JERSEY CITY, New Jersey (WABC) -- A former Major League Baseball pitcher who then became a Port Authority police officer was killed in a wrong-way crash near the Holland Tunnel while on his way to serve in the 9/11 ceremony at the World Trade Center Sunday.
Tributes are pouring in for 37-year-old Anthony Varvaro, who grew up in Westerleigh on Staten Island and played six seasons of professional baseball after a standout collegiate career at St. John's.
After stints with the Seattle Mariners, Atlanta Braves and Boston Red Sox, Varvaro retired in 2016 and joined the Port Authority Police Department.
The crash happened at approximately 4:25 a.m. on the New Jersey Turnpike Hudson Bay Extension East at milepost 6.7, in Jersey City, where police say 30-year-old Henry Plazas, of Bridgewater, was traveling west in the eastbound lanes when he struck Varvano's Nissan Maxima head on.
Both drivers were killed.
St. John's head baseball coach Mike Hampton said he was "at a loss for words" over Varvaro's death.
"Not only was he everything you could want out of a ball player, he was everything you could want in a person," said Hampton, who was an assistant coach at St. John's during all three of Varvaro's seasons there. "My heart goes out to his family, friends, teammates and fellow officers."
Port Authority officials said in a statement that Varvaro "represented the very best of this agency, and will be remembered for his courage and commitment to service."
"On this solemn occasion as the Port Authority mourns the loss of 84 employees in the attacks on the World Trade Center - including 37 members of the Port Authority Police Department - our grief only deepens today with the passing of Officer Varvaro," said the statement by Port Authority Chairman Kevin O'Toole and Executive Director Rick Cotton.
Varvaro was drafted by Seattle in the 12th round in 2005, and he played for the Mariners in 2010 and the Braves from 2011 to 2014.
"We are deeply saddened on the passing of former Braves pitcher Anthony Varvaro," the Braves said in a statement. "Our thoughts and prayers are with his family and colleagues."
He was traded to the Red Sox in late 2014 and pitched 11 innings for Boston early in the 2015 season. In May 2015, the Chicago Cubs claimed him off waivers from Boston, but returned him to the Red Sox after testing showed he had a elbow injury in his right pitching arm, which resulted in season-ending surgery.
For his major league career, he pitched 183 innings in 166 games, compiling a 3.23 earned run average, 150 strikeouts and one save.
In 2016, he appeared in 18 games for Boston's top minor league affiliate before retiring in June and beginning his police training.
Varvaro, who studied criminal justice at St. John's and graduated in 2005, told the student newspaper, The Torch, in December 2016 that he inquired about police jobs at the Port Authority while pitching in the majors.

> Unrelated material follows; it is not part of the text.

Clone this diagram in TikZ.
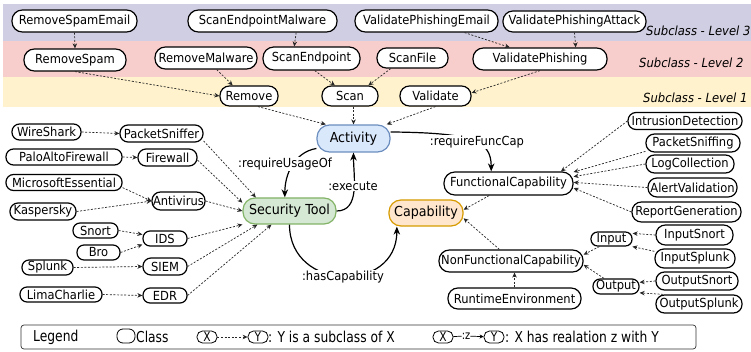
\documentclass[tikz,border=0pt]{standalone}
\usepackage{fontspec}
\setmainfont{DejaVu Sans}[FakeStretch=0.92]
\newfontfamily\legfont[FakeStretch=0.82]{DejaVu Sans}
\usetikzlibrary{arrows.meta,calc}
\definecolor{bandA}{HTML}{D0CEE2}
\definecolor{bandB}{HTML}{F8CECC}
\definecolor{bandC}{HTML}{FFF2CC}
\definecolor{actF}{HTML}{DAE8FC}\definecolor{actD}{HTML}{6C8EBF}
\definecolor{stF}{HTML}{D5E8D4}\definecolor{stD}{HTML}{82B366}
\definecolor{capF}{HTML}{FFE6CC}\definecolor{capD}{HTML}{D79B00}
\tikzset{
  cls/.style={draw=black, line width=1.2pt, fill=white, inner sep=0pt, font=\fontsize{12.5pt}{14pt}\selectfont},
  main/.style={line width=1.2pt, inner sep=0pt, font=\fontsize{13.8pt}{15pt}\selectfont},
  sub/.style={draw=black!85, line width=0.7pt, dash pattern=on 2pt off 1.6pt, -{Stealth[length=5pt,width=4.5pt]}},
  rel/.style={draw=black, line width=1.2pt, -{Stealth[length=8pt,width=6.5pt,inset=2.5pt]}},
  lbl/.style={fill=white, inner sep=1pt, font=\fontsize{12.5pt}{14pt}\selectfont},
  lvl/.style={anchor=west, inner sep=0pt, font=\fontsize{12.6pt}{14pt}\selectfont\itshape},
  legt/.style={inner sep=0pt, font=\fontsize{15pt}{16pt}\legfont},
  lpill/.style={draw=black, line width=0.8pt, rounded corners=5.5pt, minimum width=20pt, minimum height=12pt, inner sep=0pt, font=\fontsize{13pt}{14pt}\legfont}
}
\newcommand\cn[6]{\node[cls,minimum width=#4pt,minimum height=#5pt,rounded corners={0.47*#5pt}] (#1) at (#2,-#3) {#6};}
\begin{document}
\begin{tikzpicture}[x=1pt,y=1pt]
\useasboundingbox (0,0) rectangle (751,-352);
\fill[white] (0,0) rectangle (751,-352);
% bands
\fill[bandA] (3,-4) rectangle (751,-41);
\fill[bandB] (3,-41) rectangle (751,-77);
\fill[bandC] (3,-77) rectangle (751,-107);
\node[lvl] (lv3) at (646,-31) {Subclass - Level 3};
\node[lvl] (lv2) at (639,-63) {Subclass - Level 2};
\node[lvl] (lv1) at (643,-98) {Subclass - Level 1};
% level 3
\cn{RSE}{74.5}{21}{125}{22}{RemoveSpamEmail}
\cn{SEM}{262.5}{21}{149}{22}{ScanEndpointMalware}
\cn{VPE}{426.5}{21}{143}{22}{ValidatePhishingEmail}
\cn{VPA}{574.5}{21.5}{143}{21}{ValidatePhishingAttack}
% level 2
\cn{RS}{75}{60}{102}{22}{RemoveSpam}
\cn{RM}{206}{58}{102}{22}{RemoveMalware}
\cn{SE}{311.5}{58.5}{97}{23}{ScanEndpoint}
\cn{SF}{412.5}{58}{71}{20}{ScanFile}
\cn{VP}{540}{59}{134}{22}{ValidatePhishing}
% level 1
\cn{Remove}{249}{96}{58}{20}{Remove}
\cn{Scan}{350}{96}{56}{20}{Scan}
\cn{Validate}{435.5}{96}{71}{20}{Validate}
% main
\node[main, draw=actD, fill=actF, minimum width=73pt, minimum height=27pt, rounded corners=12.5pt] (Act) at (353.5,-138.5) {Activity};
\node[main, draw=stD, fill=stF, minimum width=93pt, minimum height=26pt, rounded corners=12pt] (ST) at (289.5,-211) {Security Tool};
\node[main, draw=capD, fill=capF, minimum width=74pt, minimum height=26pt, rounded corners=12pt] (Cap) at (426,-213) {Capability};
% capabilities
\cn{FC}{508.5}{183.5}{129}{23}{FunctionalCapability}
\cn{NFC}{511}{261}{144}{22}{NonFunctionalCapability}
\cn{RE}{514.5}{298.5}{133}{21}{RuntimeEnvironment}
\cn{Input}{611.5}{239}{41}{14}{Input}
\cn{Output}{616}{286.5}{46}{15}{Output}
\cn{ID}{685}{121}{114}{17}{IntrusionDetection}
\cn{PSg}{693}{143}{94}{18}{PacketSniffing}
\cn{LCo}{690}{164}{88}{18}{LogCollection}
\cn{AlV}{692.5}{187.5}{89}{19}{AlertValidation}
\cn{RG}{686.5}{212}{109}{20}{ReportGeneration}
\cn{ISn}{694.5}{235}{77}{20}{InputSnort}
\cn{ISp}{695}{258.5}{80}{19}{InputSplunk}
\cn{OSn}{697}{281}{82}{18}{OutputSnort}
\cn{OSp}{699}{304}{86}{18}{OutputSplunk}
% tools
\cn{WS}{46.5}{132}{69}{16}{WireShark}
\cn{PSn}{161.5}{133.5}{83}{17}{PacketSniffer}
\cn{PAF}{64}{157}{116}{16}{PaloAltoFirewall}
\cn{FW}{167.5}{157.5}{59}{17}{Firewall}
\cn{ME}{64}{182.5}{116}{16}{MicrosoftEssential}
\cn{Anti}{178.5}{201}{53}{18}{Antivirus}
\cn{Kas}{43}{211.5}{66}{17}{Kaspersky}
\cn{Snort}{95.5}{230.5}{45}{15}{Snort}
\cn{IDS}{165}{238.5}{44}{15}{IDS}
\cn{Bro}{98.5}{252.5}{43}{15}{Bro}
\cn{Splunk}{47.5}{267.5}{51}{15}{Splunk}
\cn{SIEM}{165}{266.5}{44}{17}{SIEM}
\cn{LC}{61}{294.5}{82}{15}{LimaCharlie}
\cn{EDR}{165}{295.5}{44}{15}{EDR}
% subclass edges top
\draw[sub] (RSE.south) -- (RS.north);
\draw[sub] (SEM.-19) -- (SE.145);
\draw[sub] (VPE.-17) -- (VP.159);
\draw[sub] (VPA.south) -- (VP.18);
\draw[sub] (RS.south) -- (Remove.west);
\draw[sub] (RM.-47) -- (Remove.147);
\draw[sub] (SE.-75) -- (Scan.145);
\draw[sub] (SF.206) -- (Scan.30);
\draw[sub] (VP.south) -- (Validate.5);
\draw[sub] (Remove.-50) -- (Act.153);
\draw[sub] (Act.north |- Scan.south) -- (Act.north);
\draw[sub] (Validate.south) -- (Act.23);
% subclass edges left
\draw[sub] (WS.east) -- (PSn.west);
\draw[sub] (PAF.east) -- (FW.west);
\draw[sub] (ME.-5) -- (Anti.west);
\draw[sub] (Kas.east) -- (Anti.west);
\draw[sub] (Snort.east) -- (IDS.170);
\draw[sub] (Bro.east) -- (IDS.195);
\draw[sub] (Splunk.east) -- (SIEM.west);
\draw[sub] (LC.east) -- (EDR.west);
\draw[sub] (PSn.-10) -- (ST.158);
\draw[sub] (FW.-5) -- (ST.170);
\draw[sub] (Anti.east) -- (ST.west);
\draw[sub] (IDS.east) -- (ST.196);
\draw[sub] (SIEM.east) -- (ST.203);
\draw[sub] (EDR.east) -- (ST.217);
% subclass edges right
\draw[sub] (ID.west) -- (FC.13);
\draw[sub] (PSg.190) -- (FC.10);
\draw[sub] (LCo.west) -- (FC.6);
\draw[sub] (AlV.west) -- (FC.1);
\draw[sub] (RG.west) -- (FC.-4);
\draw[sub] (FC.212) -- (Cap.5);
\draw[sub] (NFC.135) -- (Cap.-8);
\draw[sub] (RE.north) -- (RE.north |- NFC.south);
\draw[sub] (Input.212) -- (NFC.5);
\draw[sub] (Output.146) -- (NFC.-3);
\draw[sub] (ISn.west) -- (Input.15);
\draw[sub] (ISp.170) -- (Input.-20);
\draw[sub] (OSn.west) -- (Output.10);
\draw[sub] (OSp.165) -- (Output.-15);
% relations
\draw[rel] (Act.195) to[out=190,in=90] (ST.109);
\draw[rel] (ST.east) to[out=0,in=-90] (Act.south);
\draw[rel] (ST.south) to[out=-90,in=-90,looseness=1.6] (Cap.205);
\draw[rel] (Act.10) .. controls ($(Act.10)+(80,-1)$) and ($(FC.145)+(0,32)$) .. (FC.145);
\node[lbl] (lUse) at (285,-164) {:requireUsageOf};
\node[lbl] (lExe) at (353,-186) {:execute};
\node[lbl] (lHas) at (343,-277) {:hasCapability};
\node[lbl] (lReq) at (477,-142) {:requireFuncCap};
% legend
\node[draw=black!80, line width=0.7pt, rounded corners=3pt, minimum width=675pt, minimum height=24pt] (leg) at (358.5,-337) {};
\node[legt, anchor=west] (legT) at (33,-337) {Legend};
\node[draw=black, line width=0.8pt, rounded corners=6pt, minimum width=18pt, minimum height=14pt, inner sep=0pt] (lgC) at (126,-336) {};
\node[legt, anchor=west] (lgCt) at (136,-337) {Class};
\node[lpill] (lX1) at (207,-337) {X};
\node[lpill] (lY1) at (258,-337) {Y};
\draw[sub] (lX1) -- (lY1);
\node[legt, anchor=west] (lt1) at (268,-337) {: Y is a subclass of X};
\node[lpill] (lX2) at (443,-337) {X};
\node[inner sep=0pt, font=\fontsize{12pt}{13pt}\legfont] (lz) at (466,-336) {:z};
\node[lpill] (lY2) at (494,-337) {Y};
\draw[line width=0.7pt] (lX2) -- (lz);
\draw[line width=0.7pt, -{Stealth[length=4pt,width=4pt]}] (lz) -- (lY2);
\node[legt, anchor=west] (lt2) at (505,-337) {: X has realation z with Y};
\end{tikzpicture}
\end{document}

"I figured that I had a pretty successful career in baseball," he told the newspaper. "I had played a number of seasons, and I was fine moving on to the next step of my life."
Port Authority officials said Varvaro became a police officer in December 2016 and was assigned to patrol for nearly five years before transferring to the Port Authority Police Academy to become an instructor.
He also worked with Little Leaguers.
"We are sad to announce the passing of our President, Friend, Coach, Husband, and Father Anthony Varvaro," Sailor's Snug Harbor Little League said. "The Snug Harbor LL community is deeply saddened by the loss of Anthony. Not only was Anthony the President he was a tremendous person. Please keep his family in your thoughts and prayers."
He leaves behind a wife and four children.
Wakes will be held for Varvaro from 4 p.m. to 7 p.m. on Tuesday and from 2 p.m. to 5 p.m. and 7 p.m. to 9 p.m. Wednesday at Matthew Funeral Home on Victory Boulevard in Staten Island.
A funeral Mass will be held at 10:30 a.m. Thursday at Our Lady of Good Counsel Church on Austin Place, with internment to follow at St Peter's Cemetery on Tyler Avenue.